Portugal //

The Golden Age


For over a hundred years, in the period spanning the fifteenth to sixteenth centuries, Portugal was one of the richest countries in the world, an economic powerhouse that controlled a trading empire spreading from Brazil in the west to Macau in the east. It was Vasco da Gama’s discovery of a sea route to India in 1498 that kick-started the spice trade, shooting Portugal – already doing well from African gold and slavery – into the top league of wealthy nations. Its maritime empire reached a peak during the reign of Manuel I “The Fortunate” (1495–1521), the so-called Golden Age that also produced Luís de Camões and Gil Vicente, two of Portugal’s greatest writers, along with the new, exuberant Manueline architectural style.
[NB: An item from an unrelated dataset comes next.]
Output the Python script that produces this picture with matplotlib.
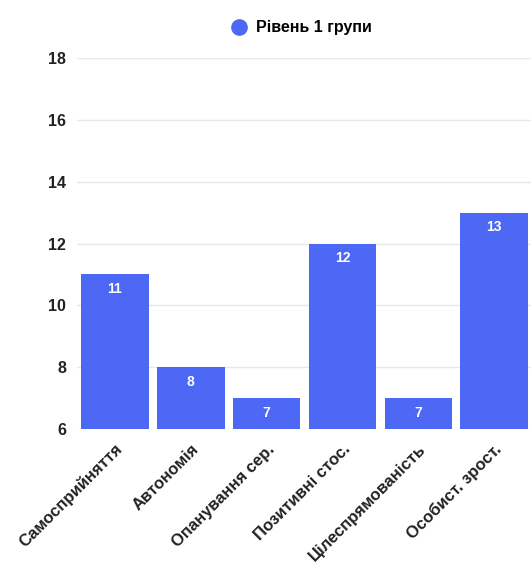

Portugal was to hit the jackpot again in the seventeenth century, when enormous gold reserves were discovered in Brazil, but changing markets and overindulgence soon reduced its financial clout, and after the Great Earthquake of 1755 the country sank into economic obscurity. Nevertheless, the physical legacy of Portugal’s empire remains in the surviving buildings and monuments of the Golden Age, such as Lisbon’s Torre de Belém and Mosteiro dos Jerónimos, while Portuguese itself is the world’s fifth most-spoken language.